Sous la Révolution, on songeait à toute autre chose qu'à la littérature ; le café Procope fut changé en club ; Hébert présidait cette société étrange où l'on ne parlait que de réformes, de guillotine, de liberté. Le soir, pour démontrer leurs théories libérales, les membres du club brûlaient devant la porte de l'établissement les journaux qu'on avait trouvés trop modérés. Puis, lorsque des temps plus calmes revinrent, sa vogue reparut : Alfred de Musset, George Sand, Gustave Planche, le philosophe Pierre Leroux, M. Coquille, rédacteur du Monde, le fréquentèrent. Sous le second Empire, Vermorel, Gambetta, y jetèrent leurs plans de réformes sociales.
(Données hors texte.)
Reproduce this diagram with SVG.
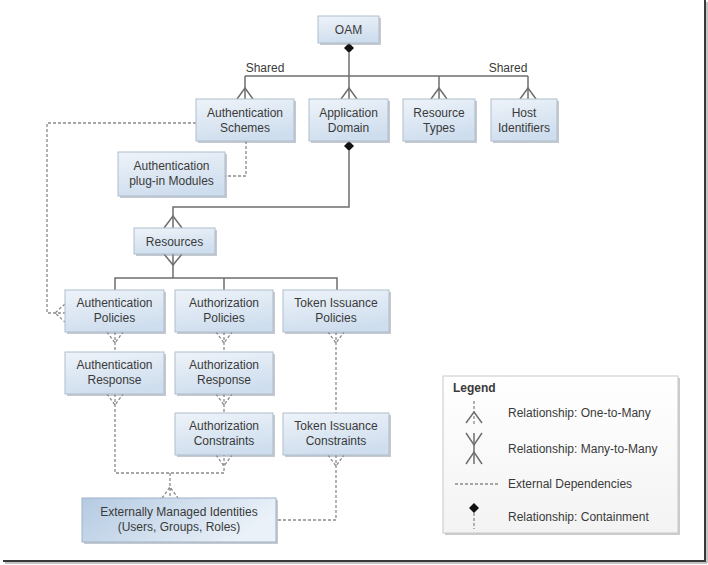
<svg xmlns="http://www.w3.org/2000/svg" width="708" height="565" viewBox="0 0 708 565">
<defs>
<linearGradient id="gBox" x1="0" y1="0" x2="0.3" y2="1">
<stop offset="0" stop-color="#eef3f9"/>
<stop offset="1" stop-color="#cfdeee"/>
</linearGradient>
<linearGradient id="gExt" x1="0" y1="0" x2="1" y2="0.3">
<stop offset="0" stop-color="#b4cae2"/>
<stop offset="1" stop-color="#eaf1f8"/>
</linearGradient>
<linearGradient id="gLegend" x1="0" y1="0" x2="0" y2="1">
<stop offset="0" stop-color="#ffffff"/>
<stop offset="1" stop-color="#f3f3f3"/>
</linearGradient>
</defs>
<style>
.box{fill:url(#gBox);stroke:#aebdcd;stroke-width:1}
.ext{fill:url(#gExt);stroke:#9fb2c7;stroke-width:1}
.shadow{fill:#7f8a96;opacity:0.45}
.t{font-family:"Liberation Sans",Arial,sans-serif;font-size:12px;fill:#3a3a3a;text-anchor:middle}
.lt{font-family:"Liberation Sans",Arial,sans-serif;font-size:12px;fill:#3a3a3a}
.solid{fill:none;stroke:#6e6e6e;stroke-width:1.5}
.dash{fill:none;stroke:#8a8a8a;stroke-width:1.3;stroke-dasharray:3 2}
.dia{fill:#111}
</style>
<rect x="0" y="0" width="708" height="565" fill="#ffffff"/>
<!-- frame shadow -->
<line x1="705" y1="0" x2="705" y2="561" stroke="#3a3a3a" stroke-width="2"/>
<line x1="3" y1="561" x2="706" y2="561" stroke="#3a3a3a" stroke-width="2"/>
<line x1="707" y1="2" x2="707" y2="563" stroke="#b0b0b0" stroke-width="1.5"/>
<line x1="5" y1="563" x2="707" y2="563" stroke="#b0b0b0" stroke-width="1.5"/>

<g id="connectors">
<!-- OAM containment -->
<line class="solid" x1="349" y1="53" x2="349" y2="99"/>
<polygon class="dia" points="349,43 354,48 349,53 344,48"/>
<line class="solid" x1="245" y1="76" x2="528" y2="76"/>
<line class="solid" x1="245" y1="76" x2="245" y2="99"/>
<line class="solid" x1="439" y1="76" x2="439" y2="99"/>
<line class="solid" x1="528" y1="76" x2="528" y2="99"/>
<path class="solid" d="M237,99 L245,88 L253,99 M341,99 L349,88 L357,99 M431,99 L439,88 L447,99 M520,99 L528,88 L536,99"/>
<!-- App Domain to Resources -->
<polygon class="dia" points="349,141 354,146 349,151 344,146"/>
<path class="solid" d="M349,151 L349,207 L173,207 L173,228"/>
<path class="solid" d="M164,228 L173,216 L182,228"/>
<!-- Resources to policies -->
<path class="solid" d="M164,254 L173,265 L182,254"/>
<path class="solid" d="M173,254 L173,278 M115,290 L115,278 L337,278 L337,290 M224,278 L224,290"/>
<!-- Auth Schemes dependencies -->
<path class="dash" d="M196,123 L47,123 L47,313 L65,313"/>
<path class="dash" d="M65,304 L55,313 L65,322"/>
<path class="dash" d="M246,141 L246,176 L225,176"/>
<!-- policies -> responses -->
<path class="dash" d="M107,332 L115,343 L123,332 M115,332 L115,352"/>
<path class="dash" d="M216,332 L224,343 L232,332 M224,332 L224,352"/>
<path class="dash" d="M328,332 L336,343 L344,332 M336,332 L336,413"/>
<!-- responses -->
<path class="dash" d="M107,394 L115,405 L123,394 M115,394 L115,473 L224,473 L224,455"/>
<path class="dash" d="M216,394 L224,405 L232,394 M224,394 L224,413"/>
<path class="dash" d="M216,455 L224,466 L232,455"/>
<path class="dash" d="M328,455 L336,466 L344,455 M336,455 L336,520 L276,520"/>
<path class="dash" d="M170,473 L170,498 M162,498 L170,487 L178,498"/>
</g>

<g id="labels">
<text class="t" x="265" y="72">Shared</text>
<text class="t" x="508" y="72">Shared</text>
</g>

<g id="oam"><rect class="shadow" x="320" y="18" width="61" height="27"/><rect class="box" x="318" y="16" width="61" height="27"/><text class="t" x="348.5" y="33.5">OAM</text></g>

<g id="auth-schemes"><rect class="shadow" x="198" y="101" width="98" height="42"/><rect class="box" x="196" y="99" width="98" height="42"/><text class="t" x="245" y="117">Authentication</text><text class="t" x="245" y="132">Schemes</text></g>
<g id="app-domain"><rect class="shadow" x="311" y="101" width="79" height="42"/><rect class="box" x="309" y="99" width="79" height="42"/><text class="t" x="348.5" y="117">Application</text><text class="t" x="348.5" y="132">Domain</text></g>
<g id="resource-types"><rect class="shadow" x="405" y="101" width="72" height="42"/><rect class="box" x="403" y="99" width="72" height="42"/><text class="t" x="439" y="117">Resource</text><text class="t" x="439" y="132">Types</text></g>
<g id="host-identifiers"><rect class="shadow" x="493" y="101" width="66" height="42"/><rect class="box" x="491" y="99" width="66" height="42"/><text class="t" x="524" y="117">Host</text><text class="t" x="524" y="132">Identifiers</text></g>

<g id="auth-plugin"><rect class="shadow" x="120" y="154" width="107" height="44"/><rect class="box" x="118" y="152" width="107" height="44"/><text class="t" x="171.5" y="170">Authentication</text><text class="t" x="171.5" y="185">plug-in Modules</text></g>

<g id="resources"><rect class="shadow" x="136" y="230" width="81" height="26"/><rect class="box" x="134" y="228" width="81" height="26"/><text class="t" x="174.5" y="245.5">Resources</text></g>

<g id="authn-policies"><rect class="shadow" x="67" y="292" width="99" height="42"/><rect class="box" x="65" y="290" width="99" height="42"/><text class="t" x="114.5" y="307">Authentication</text><text class="t" x="114.5" y="322">Policies</text></g>
<g id="authz-policies"><rect class="shadow" x="177" y="292" width="98" height="42"/><rect class="box" x="175" y="290" width="98" height="42"/><text class="t" x="224" y="307">Authorization</text><text class="t" x="224" y="322">Policies</text></g>
<g id="token-policies"><rect class="shadow" x="285" y="292" width="106" height="42"/><rect class="box" x="283" y="290" width="106" height="42"/><text class="t" x="336" y="307">Token Issuance</text><text class="t" x="336" y="322">Policies</text></g>

<g id="authn-response"><rect class="shadow" x="67" y="354" width="99" height="42"/><rect class="box" x="65" y="352" width="99" height="42"/><text class="t" x="114.5" y="369">Authentication</text><text class="t" x="114.5" y="384">Response</text></g>
<g id="authz-response"><rect class="shadow" x="177" y="354" width="98" height="42"/><rect class="box" x="175" y="352" width="98" height="42"/><text class="t" x="224" y="369">Authorization</text><text class="t" x="224" y="384">Response</text></g>

<g id="authz-constraints"><rect class="shadow" x="177" y="415" width="98" height="42"/><rect class="box" x="175" y="413" width="98" height="42"/><text class="t" x="224" y="430">Authorization</text><text class="t" x="224" y="445">Constraints</text></g>
<g id="token-constraints"><rect class="shadow" x="285" y="415" width="106" height="42"/><rect class="box" x="283" y="413" width="106" height="42"/><text class="t" x="336" y="430">Token Issuance</text><text class="t" x="336" y="445">Constraints</text></g>

<g id="ext-identities"><rect class="shadow" x="84" y="500" width="194" height="44"/><rect class="ext" x="82" y="498" width="194" height="44"/><text class="t" x="179" y="516">Externally Managed Identities</text><text class="t" x="179" y="531">(Users, Groups, Roles)</text></g>

<g id="legend">
<rect x="445" y="378" width="235" height="157" fill="#9a9a9a" opacity="0.5"/>
<rect x="443" y="376" width="235" height="157" fill="url(#gLegend)" stroke="#c8c8c8" stroke-width="1"/>
<text class="lt" x="453" y="392" font-weight="bold" fill="#222">Legend</text>
<line class="dash" x1="474" y1="401" x2="474" y2="424"/>
<path class="solid" d="M466,423 L474,412 L482,423" stroke-width="1.2"/>
<text class="lt" x="508" y="417">Relationship: One-to-Many</text>
<line class="solid" x1="474" y1="433" x2="474" y2="464" stroke-width="1.2"/>
<path class="solid" d="M466,433 L474,445 L482,433 M466,464 L474,452 L482,464" stroke-width="1.2"/>
<text class="lt" x="508" y="453">Relationship: Many-to-Many</text>
<line class="dash" x1="455" y1="484" x2="498" y2="484"/>
<text class="lt" x="508" y="488">External Dependencies</text>
<polygon class="dia" points="474,503 479,508 474,513 469,508"/>
<line class="dash" x1="474" y1="513" x2="474" y2="529"/>
<text class="lt" x="508" y="521">Relationship: Containment</text>
</g>
</svg>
M. Babinet avait sa place au rez-de-chaussée, M. Pingard, le chef du secrétariat de l'Institut, y a fait pendant de longues années sa partie de dominos.

Depuis 1819, il a vu entrer à l'Institut tous les membres des cinq académies. Il a donné des conseils aux récipiendaires de l'Académie française, et, quand un nouvel immortel doit être reçu, M. Pingard le place dans la salle, à l'endroit qu'il occupera le jour de la cérémonie, et le fait regarder vers le pilier du nord-ouest. La voix s'arrête sur cette masse de pierre, remonte et retombe sur le public. C'est l'abbé Maury, devenu cardinal et archevêque de Paris qui a découvert ce moyen d'être entendu de son auditoire. Doué d'une fort belle voix, il était désolé des mauvaises qualités d'acoustique de la salle des réceptions académiques. Les sons se perdaient dans les tribunes, et c'est à peine si les auditeurs placés à quelques pas percevaient quelques lambeaux de phrases. L'abbé essaya son organe, d'abord il n'entendit que des sons criards, des éclats bizarres, puis tout en tournant lentement sur lui-même, les mots qu'il prononçait devinrent tout à coup d'une netteté admirable. Sa voix harmonieuse, bien timbrée, emplissait la coupole, s'enfonçait dans les tribunes.

Il avait trouvé ce qu'il cherchait, aussi son succès fut-il grand le jour de sa réception. Depuis cette époque, c'est M. Pingard, à qui l'abbé raconta le fait, qui instruit les académiciens de la découverte du célèbre cardinal. Sur les murs du salon du rez-de-chaussée du café Procope sont peints les portraits de Voltaire, de d'Alembert ; de Piron, de Jean-Jacques Rousseau, de Mirabeau. On montre encore la table devant laquelle s'asseyait l'ami du roi de Prusse.

M. Étienne Charavay, le savant paléographe, fondateur de la Revue des documents historiques ; M. Anatole France, l'auteur des Poèmes dorés, ont fréquenté Procope. Un de ses clients les plus bizarres a été M. Montferrand, géologue distingué, voyageur par goût. Il s'occupait à relever toutes les bourdes qu'il trouvait dans les journaux. Sa collection est déjà considérable, et si jamais elle est publiée, elle aura un succès de curiosité. Le cercle républicain de la rive gauche s'est installé dans les salons de l'entresol. Des conseillers municipaux, des avocats, des industriels font partie de cette réunion politique fondée par M. Hérisson.

Mais là on ne brûle point sur la chaussée les journaux dont l'opinion déplaît, on se contente de les discuter. Un pharmacien emporté parle bien quelquefois de tout supprimer, mais il n'en pense pas un mot et serait désolé de faire de la peine même à un adversaire politique (Ce cercle n'existe plus depuis le commencement de 1841).